One Platform for Big Data Applications

With MapR, data does not need to be moved to specialized silos for processing; data can be processed in place. In fact, we have applied the concept of  "Polyglot Persistence" to the MapR platform, with the ability to leverage multiple data types and formats directly, depending on your use case. MapR Distribution’s unified architecture enables direct processing of files and tables. The MapR platform also makes it easier to leverage existing applications and solutions by supporting POSIX-compliant, industry-standard NFS.

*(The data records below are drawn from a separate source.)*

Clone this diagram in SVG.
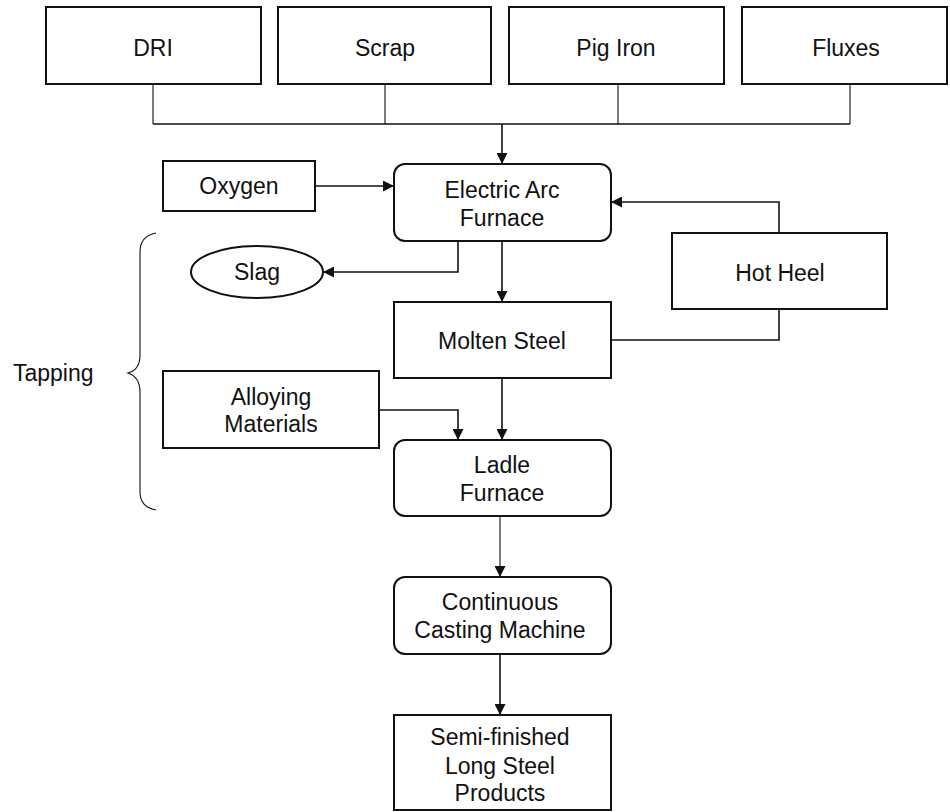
<svg xmlns="http://www.w3.org/2000/svg" width="950" height="812" viewBox="0 0 950 812">
  <style>
    .box { fill: #fff; stroke: #111; stroke-width: 2; }
    .lbl { font-family: "Liberation Sans", Arial, sans-serif; font-size: 23px; fill: #111; text-anchor: middle; }
    .wire { fill: none; stroke: #111; stroke-width: 1.6; }
    .thin { fill: none; stroke: #111; stroke-width: 1.1; }
  </style>
  <defs>
    <marker id="arrow" viewBox="0 0 10 10" refX="10" refY="5" markerWidth="12" markerHeight="11" markerUnits="userSpaceOnUse" orient="auto">
      <path d="M0,0 L10,5 L0,10 Z" fill="#111"/>
    </marker>
  </defs>
  <rect width="950" height="812" fill="#fff"/>

  <!-- connectors -->
  <g id="connectors">
    <!-- raw material feed bus -->
    <path class="thin" d="M153,84 V124 M385,84 V124 M618,84 V124 M850,84 V124"/>
    <path class="wire" d="M153,124 H850"/>
    <path class="wire" d="M502,124 V164" marker-end="url(#arrow)"/>
    <!-- oxygen to EAF -->
    <path class="wire" d="M315,186 H394" marker-end="url(#arrow)"/>
    <!-- hot heel return to EAF -->
    <path class="wire" d="M779,233 V202 H611" marker-end="url(#arrow)"/>
    <!-- EAF to slag -->
    <path class="wire" d="M458,241 V272 H323" marker-end="url(#arrow)"/>
    <!-- EAF to molten steel -->
    <path class="wire" d="M502,241 V302" marker-end="url(#arrow)"/>
    <!-- molten steel to hot heel -->
    <path class="wire" d="M611,340 H779 V309"/>
    <!-- molten steel to ladle furnace -->
    <path class="wire" d="M502,378 V440" marker-end="url(#arrow)"/>
    <!-- alloying materials to ladle furnace -->
    <path class="wire" d="M379,410 H458 V440" marker-end="url(#arrow)"/>
    <!-- ladle furnace to caster -->
    <path class="thin" d="M500,516 V577" marker-end="url(#arrow)"/>
    <!-- caster to products -->
    <path class="wire" d="M500,654 V715" marker-end="url(#arrow)"/>
    <!-- tapping brace -->
    <path class="thin" d="M156,233 Q140,236 140,252 V355 Q140,370 128,373 Q140,377 140,392 V492 Q140,507 156,510"/>
  </g>

  <g id="dri">
    <rect class="box" x="46" y="7" width="215" height="77"/>
    <text class="lbl" x="153" y="56">DRI</text>
  </g>
  <g id="scrap">
    <rect class="box" x="278" y="7" width="213" height="77"/>
    <text class="lbl" x="385" y="56">Scrap</text>
  </g>
  <g id="pig-iron">
    <rect class="box" x="509" y="7" width="215" height="77"/>
    <text class="lbl" x="616" y="56">Pig Iron</text>
  </g>
  <g id="fluxes">
    <rect class="box" x="742" y="7" width="205" height="77"/>
    <text class="lbl" x="846" y="56">Fluxes</text>
  </g>

  <g id="oxygen">
    <rect class="box" x="163" y="161" width="152" height="50"/>
    <text class="lbl" x="239" y="194">Oxygen</text>
  </g>
  <g id="eaf">
    <rect class="box" x="394" y="164" width="217" height="77" rx="11"/>
    <text class="lbl" x="502" y="198">Electric Arc</text>
    <text class="lbl" x="502" y="226">Furnace</text>
  </g>

  <g id="slag">
    <ellipse class="box" cx="257" cy="272" rx="66" ry="26"/>
    <text class="lbl" x="257" y="280">Slag</text>
  </g>
  <g id="hot-heel">
    <rect class="box" x="672" y="233" width="215" height="76"/>
    <text class="lbl" x="780" y="281">Hot Heel</text>
  </g>

  <g id="molten-steel">
    <rect class="box" x="394" y="302" width="217" height="76"/>
    <text class="lbl" x="502" y="349">Molten Steel</text>
  </g>

  <g id="tapping">
    <text class="lbl" x="13" y="381" style="text-anchor:start">Tapping</text>
  </g>

  <g id="alloying">
    <rect class="box" x="163" y="371" width="216" height="77"/>
    <text class="lbl" x="271" y="405">Alloying</text>
    <text class="lbl" x="271" y="432">Materials</text>
  </g>

  <g id="ladle-furnace">
    <rect class="box" x="394" y="440" width="217" height="76" rx="11"/>
    <text class="lbl" x="502" y="473">Ladle</text>
    <text class="lbl" x="502" y="501">Furnace</text>
  </g>

  <g id="caster">
    <rect class="box" x="394" y="577" width="217" height="77" rx="11"/>
    <text class="lbl" x="500" y="610">Continuous</text>
    <text class="lbl" x="500" y="638">Casting Machine</text>
  </g>

  <g id="products">
    <rect class="box" x="394" y="715" width="217" height="95"/>
    <text class="lbl" x="500" y="745">Semi-finished</text>
    <text class="lbl" x="500" y="774">Long Steel</text>
    <text class="lbl" x="500" y="801">Products</text>
  </g>
</svg>
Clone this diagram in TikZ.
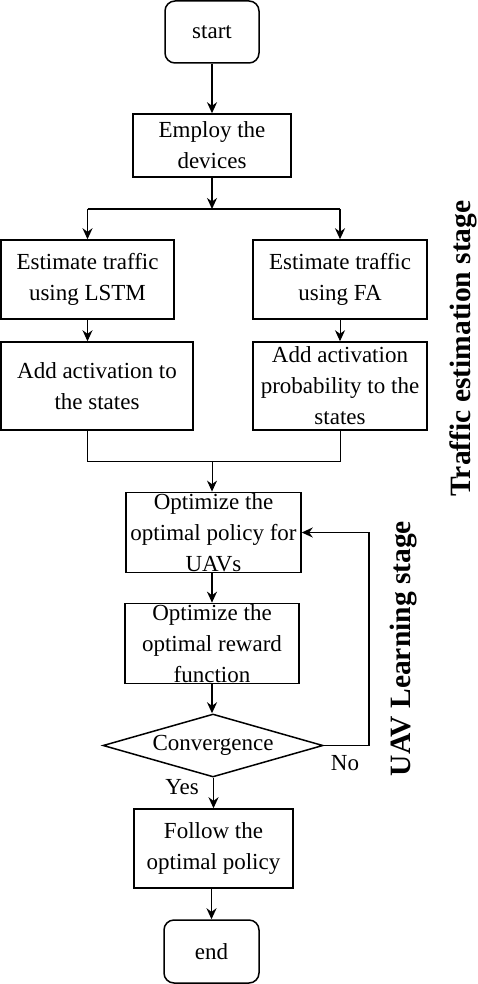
\documentclass[tikz,border=0pt]{standalone}
\usepackage{fontspec}
\setmainfont{Liberation Serif}
\usetikzlibrary{arrows.meta,shapes.geometric}
\tikzset{
  flow box/.style={rectangle, draw, line width=1.5pt, align=center, inner sep=1pt, font=\fontsize{23}{31}\selectfont},
  flow term/.style={flow box, rounded corners=10pt},
  flow test/.style={diamond, draw, line width=1.5pt, aspect=3.5, inner sep=0pt, font=\fontsize{23}{31}\selectfont},
  flow arrow/.style={line width=1.8pt, -{Stealth[length=11pt,width=10pt]}},
  flow thin/.style={line width=1pt, -{Stealth[length=11pt,width=10pt]}},
  flow line/.style={line width=1.8pt},
  flow join/.style={line width=1pt},
  flow label/.style={font=\fontsize{23}{26}\selectfont},
  stage label/.style={rotate=90, font=\fontsize{29.5}{32}\selectfont\bfseries}
}

\begin{document}
\begin{tikzpicture}[x=1pt, y=-1pt]
      \useasboundingbox (0,0) rectangle (478,984);
      \node[flow term, minimum width=94pt, minimum height=62pt] (start) at (212,32) {start};
      \node[flow box, minimum width=158pt, minimum height=63pt] (employ) at (212,145.5) {Employ the\\devices};
      \node[flow box, minimum width=173pt, minimum height=79pt] (lstm) at (87.5,279.5) {Estimate traffic\\using LSTM};
      \node[flow box, minimum width=174pt, minimum height=79pt] (fa) at (340,279.5) {Estimate traffic\\using FA};
      \node[flow box, minimum width=192pt, minimum height=88pt] (addl) at (97,386) {Add activation to\\the states};
      \node[flow box, minimum width=174pt, minimum height=88pt] (addr) at (340,386) {Add activation\\probability to the\\states};
      \node[flow box, minimum width=175pt, minimum height=79pt] (policy) at (213.5,532.5) {Optimize the\\optimal policy for\\UAVs};
      \node[flow box, minimum width=174pt, minimum height=79pt] (reward) at (212,643.5) {Optimize the\\optimal reward\\function};
      \node[flow test, minimum width=220pt, minimum height=63pt] (conv) at (213,745.5) {Convergence};
      \node[flow box, minimum width=159pt, minimum height=79pt] (follow) at (213.5,848.5) {Follow the\\optimal policy};
      \node[flow term, minimum width=95pt, minimum height=63pt] (end) at (211.5,951.5) {end};
      \coordinate (split) at (212,209);
      \coordinate (merge) at (212,461);
      \coordinate (loop) at (369,745.5);
      % branch to the two estimators
      \draw[flow arrow] (start) -- (employ);
      \draw[flow arrow] (employ) -- (split);
      \draw[flow line] (lstm |- split) -- (fa |- split);
      \draw[flow arrow] (lstm |- split) -- (lstm);
      \draw[flow arrow] (fa |- split) -- (fa);
      \draw[flow thin] (lstm) -- (lstm |- addl.north);
      \draw[flow thin] (fa) -- (addr);
      % merge into the learning stage
      \draw[flow join] (lstm |- addl.south) -- (lstm |- merge) -- (addr.south |- merge) -- (addr.south);
      \draw[flow thin] (merge) -- (merge |- policy.north);
      \draw[flow arrow] (policy.south -| reward) -- (reward);
      \draw[flow arrow] (reward) -- (reward |- conv.north);
      \draw[flow line] (conv.east) -- (loop);
      \draw[flow arrow] (loop) -- (loop |- policy.east) -- (policy.east);
      \draw[flow arrow] (conv.south -| follow) -- (follow);
      \draw[flow arrow] (follow.south -| end) -- (end);
      \node[flow label] (no) at (345,763) {No};
      \node[flow label] (yes) at (182,787) {Yes};
      \node[stage label] (traffic) at (463,348.5) {Traffic estimation stage};
      \node[stage label] (uav) at (404,648.5) {UAV Learning stage};
    \end{tikzpicture}
\end{document}
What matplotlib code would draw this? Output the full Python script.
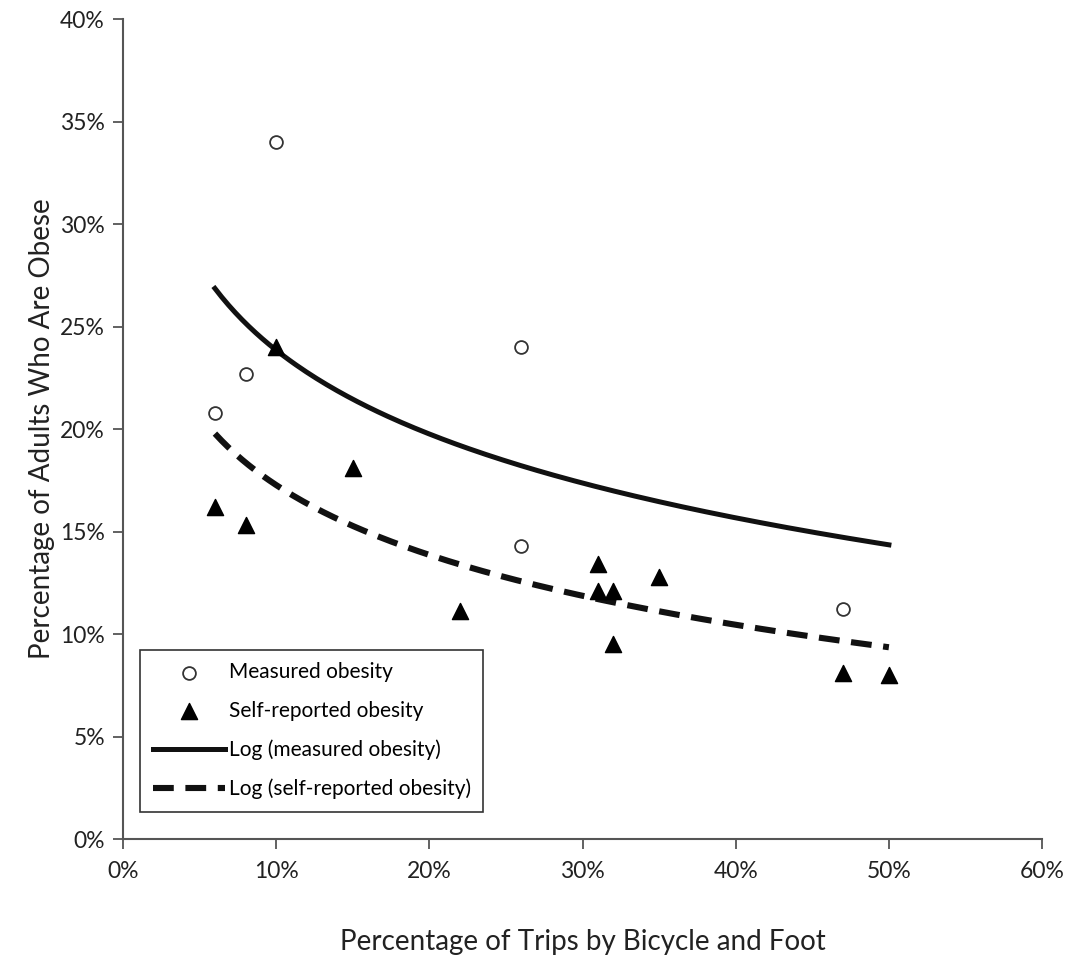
import numpy as np
import matplotlib
matplotlib.use("Agg")
import matplotlib.pyplot as plt
from matplotlib.ticker import FuncFormatter

plt.rcParams["font.family"] = ["Lato", "DejaVu Sans"]

# trips by bicycle and foot (%) vs adults obese (%)
meas_x = [6, 8, 10, 26, 26, 47]
meas_y = [20.8, 22.7, 34.0, 24.0, 14.3, 11.2]
self_x = [6, 8, 10, 15, 22, 31, 31, 32, 35, 32, 47, 50]
self_y = [16.2, 15.3, 24.0, 18.1, 11.1, 13.4, 12.1, 12.1, 12.8, 9.5, 8.1, 8.0]
x_ticks = [0, 10, 20, 30, 40, 50, 60]
y_ticks = [0, 5, 10, 15, 20, 25, 30, 35, 40]

AX_C = "#555555"
TXT_C = "#222222"

# trendlines span the full range of observed trip shares
x_lo = min(meas_x + self_x)
x_hi = max(meas_x + self_x)


def log_fit(x, y):
    b, a = np.polyfit(np.log(x), y, 1)
    xs = np.linspace(x_lo, x_hi, 200)
    return xs, a + b * np.log(xs)


fig = plt.figure(figsize=(10.68, 9.6), dpi=100)
ax = fig.add_axes([0.1152, 0.126, 0.8605, 0.8542])

ax.scatter(meas_x, meas_y, marker="o", s=85, facecolors="white", edgecolors="#333333",
           linewidths=1.3, label="Measured obesity", zorder=3)
ax.scatter(self_x, self_y, marker="^", s=135, color="black", label="Self-reported obesity", zorder=3)
xs, ys = log_fit(meas_x, meas_y)
ax.plot(xs, ys, color="#111111", lw=3.6, label="Log (measured obesity)", zorder=2)
xs, ys = log_fit(self_x, self_y)
ax.plot(xs, ys, color="#111111", lw=4.4, ls=(0, (3.4, 1.9)), label="Log (self-reported obesity)", zorder=2)

ax.set_xlim(0, 60); ax.set_ylim(0, 40)
ax.set_xticks(x_ticks); ax.set_yticks(y_ticks)
pct = FuncFormatter(lambda v, _: f"{int(v)}%")
ax.xaxis.set_major_formatter(pct); ax.yaxis.set_major_formatter(pct)
for s in ("top", "right"):
    ax.spines[s].set_visible(False)
for s in ("left", "bottom"):
    ax.spines[s].set_color(AX_C); ax.spines[s].set_linewidth(1.5)
ax.tick_params(direction="out", length=7, width=1.3, color=AX_C, labelsize=16.5,
               labelcolor=TXT_C)
ax.tick_params(axis="x", pad=9)
ax.tick_params(axis="y", pad=6)

ax.set_xlabel("Percentage of Trips by Bicycle and Foot", fontsize=20, labelpad=34, color=TXT_C)
ax.set_ylabel("Percentage of Adults Who Are Obese", fontsize=20, labelpad=4, color=TXT_C)

leg = ax.legend(loc="lower left", bbox_to_anchor=(0.0185, 0.033), fontsize=15, fancybox=False,
                framealpha=1, edgecolor="#333333", handlelength=3.5, labelspacing=0.9,
                borderpad=0.6, handletextpad=0.15, borderaxespad=0)
leg.get_frame().set_linewidth(1.2)

fig.savefig("out.png", dpi=100)
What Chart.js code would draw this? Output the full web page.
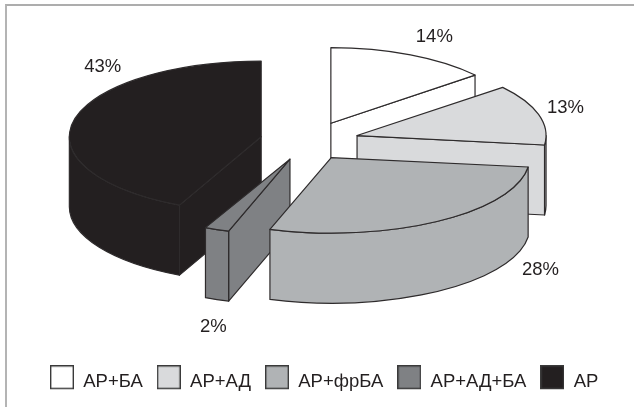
<!DOCTYPE html>
<html>
<head>
<meta charset="utf-8">
<script src="https://cdn.jsdelivr.net/npm/chart.js@4"></script>
<style>
  html, body { margin: 0; padding: 0; background: #fff; width: 634px; height: 407px; overflow: hidden; }
  #wrap { position: absolute; left: 0; top: 0; width: 634px; height: 407px; }
  #frame { position: absolute; left: 5px; top: 4px; width: 629px; height: 403px; border-top: 2px solid #adadad; border-left: 2px solid #b4b4b4; box-sizing: border-box; }
  canvas { position: absolute; left: 0; top: 0; }
</style>
</head>
<body>
<div id="wrap">
  <div id="frame"></div>
  <canvas id="chart" width="634" height="407"></canvas>
</div>
<script>
const categories = ['АР+БА', 'АР+АД', 'АР+фрБА', 'АР+АД+БА', 'АР'];
const shares = [14, 13, 28, 2, 43];
const fills = ['#ffffff', '#d9dadc', '#b0b3b5', '#7f8184', '#231f20'];

const INK = '#2e2b2c';
const SQUASH = 0.4;        // vertical foreshortening of the disc
const DEPTH = 70;          // wall height in pixels
const CENTER_X = 310;      // screen x of the disc centre
const CENTER_Y = 141;      // screen y of the disc centre
const EXPLODE = 49;        // how far each slice is pulled out of the disc
const paintOrder = [0, 1, 4, 3, 2];  // back to front
const widen = [0.99, 1, 1.05, 1.05, 1.015];  // slices nearer the viewer look wider
const apexShift = [0, 0, -5, -2, -1];
const labelNudge = [[23, -18], [27, -7], [103, 49], [-9, 97], [25, -53]];

function swatch(color) {
  const c = document.createElement('canvas');
  c.width = 24; c.height = 33;
  const g = c.getContext('2d');
  g.fillStyle = color;
  g.fillRect(0.5, 0.5, 23, 23);
  g.strokeStyle = '#3a3a3a';
  g.lineWidth = 1.4;
  g.strokeRect(0.7, 0.7, 22.6, 22.6);
  return c;
}

const extrudedPie = {
  id: 'extrudedPie',
  beforeDatasetsDraw(chart) {
    const ctx = chart.ctx;
    const arcs = chart.getDatasetMeta(0).data;
    ctx.save();
    ctx.lineWidth = 1.2;
    ctx.lineJoin = 'round';
    ctx.strokeStyle = INK;
    paintOrder.forEach(i => drawSlice(ctx, arcs[i], i));
    ctx.fillStyle = '#231f20';
    ctx.font = '18.5px "Liberation Sans"';
    ctx.textAlign = 'center';
    ctx.textBaseline = 'middle';
    arcs.forEach((arc, i) => {
      const mid = (arc.startAngle + arc.endAngle) / 2;
      const r = arc.outerRadius + EXPLODE;
      const x = CENTER_X + Math.cos(mid) * r;
      const y = CENTER_Y + Math.sin(mid) * r * SQUASH;
      ctx.fillText(shares[i] + '%', x + labelNudge[i][0], y + labelNudge[i][1]);
    });
    ctx.restore();
    return false;
  }
};

function drawSlice(ctx, arc, i) {
  const fill = fills[i];
  const mid = (arc.startAngle + arc.endAngle) / 2;
  const a0 = arc.startAngle, a1 = arc.endAngle;
  const ax = CENTER_X + Math.cos(mid) * EXPLODE + apexShift[i];
  const ay = CENTER_Y + Math.sin(mid) * EXPLODE * SQUASH;
  const rx = arc.outerRadius * widen[i];
  const ry = arc.outerRadius * SQUASH;

  // Flat radial faces that look towards the viewer
  const radial = (a, normal) => {
    if (Math.sin(normal) <= 1e-6) return;
    const ex = ax + Math.cos(a) * rx;
    const ey = ay + Math.sin(a) * ry;
    ctx.beginPath();
    ctx.moveTo(ax, ay);
    ctx.lineTo(ex, ey);
    ctx.lineTo(ex, ey + DEPTH);
    ctx.lineTo(ax, ay + DEPTH);
    ctx.closePath();
    ctx.fillStyle = fill;
    ctx.fill();
    ctx.stroke();
  };
  radial(a0, a0 - Math.PI / 2);
  radial(a1, a1 + Math.PI / 2);

  // Curved outer wall, only over the front half of the circle
  const norm = a => ((a % (2 * Math.PI)) + 2 * Math.PI) % (2 * Math.PI);
  let s = norm(a0), e = s + (a1 - a0);
  if (s > Math.PI) { if (e > 2 * Math.PI) { s = 2 * Math.PI; } else { e = s; } }
  e = Math.min(e, s <= Math.PI ? Math.PI : 3 * Math.PI);
  if (e > s) {
    ctx.beginPath();
    ctx.ellipse(ax, ay, rx, ry, 0, s, e);
    ctx.ellipse(ax, ay + DEPTH, rx, ry, 0, e, s, true);
    ctx.closePath();
    ctx.fillStyle = fill;
    ctx.fill();
    ctx.stroke();
  }

  // Top of the slice: the library's own arc, foreshortened and pulled out
  ctx.save();
  ctx.translate(ax, ay);
  ctx.scale(widen[i], SQUASH);
  ctx.translate(-arc.x, -arc.y);
  arc.draw(ctx);
  ctx.restore();

  ctx.beginPath();
  ctx.moveTo(ax, ay);
  ctx.ellipse(ax, ay, rx, ry, 0, a0, a1);
  ctx.closePath();
  ctx.stroke();
}

new Chart(document.getElementById('chart'), {
  type: 'pie',
  data: {
    labels: categories,
    datasets: [{
      data: shares,
      backgroundColor: fills,
      borderWidth: 0
    }]
  },
  plugins: [extrudedPie],
  options: {
    responsive: false,
    animation: false,
    radius: 189,
    layout: { padding: { left: 36, right: 0, top: 0, bottom: 6 } },
    plugins: {
      tooltip: { enabled: false },
      legend: {
        position: 'bottom',
        align: 'start',
        labels: {
          usePointStyle: true,
          pointStyleWidth: 24,
          padding: 14,
          color: '#231f20',
          font: { family: '"Liberation Sans"', size: 18.5 },
          generateLabels: () => categories.map((text, i) => ({
            text,
            fontColor: '#231f20',
            pointStyle: swatch(fills[i]),
            datasetIndex: 0,
            index: i
          }))
        }
      }
    }
  }
});
</script>
</body>
</html>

Additional features to support a diverse set of applications and users include a range of enterprise-grade features: high availability, data protection and disaster recovery support; multi-tenancy and volume support; data and job placement control so applications can be selectively executed in a cluster to take advantage of faster CPUs or SSD drives; and support for a heterogeneous hardware cluster.

KEY FEATURES

MapReduce

MapR provides world-record performance for MapReduce operations on Hadoop. MapR holds the MinuteSort world record by sorting 1.5 TB of data in one minute. The previous Hadoop record was less than 600 GB. With an advanced architecture that is built in C/C++ and harnesses distributed metadata with an optimized shuffle process, MapR delivers consistent high performance.

File-Based Applications

MapR is a 100% POSIX-compliant system that fully supports random read-write operations. By supporting industry-standard NFS, users can mount a MapR cluster and execute any file-based application, written in any language, directly on the data residing in the cluster. All standard tools in the enterprise including browsers, UNIX tools, spreadsheets, and scripts can access the cluster directly without any modifications.

Interactive SQL

There are a number of applications that support SQL access against data contained in MapR including Hive, Hadapt and others. MapR is also spearheading the development of Apache Drill that brings ANSI SQL capabilities to Hadoop. Apache Drill, inspired by Google’s Dremel project, delivers low latency interactive query capability for large-scale distributed datasets. Apache Drill supports nested/hierarchical data structures, schema discovery and is capable of working with NoSQL, Hadoop as well as traditional RDBMS. With ANSI SQL compatibility, Drill supports all of the standards tools that the enterprise uses to build and implement SQL queries.

Database

MapR has removed the trade-offs organizations face when looking to deploy a NoSQL solution. Specifically, MapR delivers ease of use, dependability and performance advantages for HBase applications. MapR provides scale, strong consistency, reliability and continuous low latency with an architecture that does not require compactions or background consistency checks. From a performance standpoint, MapR delivers over a million operations per second from just a 10-node cluster.

Search

MapR is the first Hadoop distribution to integrate enterprise-grade search. On a single platform customers can now perform predictive analytics, full search and discovery; and conduct advanced database operations. The MapR enterprise-grade search capability works directly on Hadoop data but can also index and search standard files without having to perform any conversion or transformation. All search content and results are protected with enterprise-grade high availability and data protection, including snapshots and mirrors enabling a full restore of search capabilities.

Stream Processing

MapR provides a dramatically simplified architecture for real-time stream computational engines such as Storm. Streaming data feeds can be written directly to the MapR platform for Hadoop for long-term storage and MapReduce processing. Because MapR enables data streams to be written directly to the MapR cluster, MapR allows administrators to eliminate queuing systems such as Kafka or Krestel and perform publish-subscribe models within the data platform. Storm can then ‘tail’ a file to which it wishes to subscribe, and as soon as new data hits the file system, it is injected into the Storm topology. This allows for strong Storm/Hadoop interoperability, and a unification and simplification of technologies onto one enterprise Hadoop platform.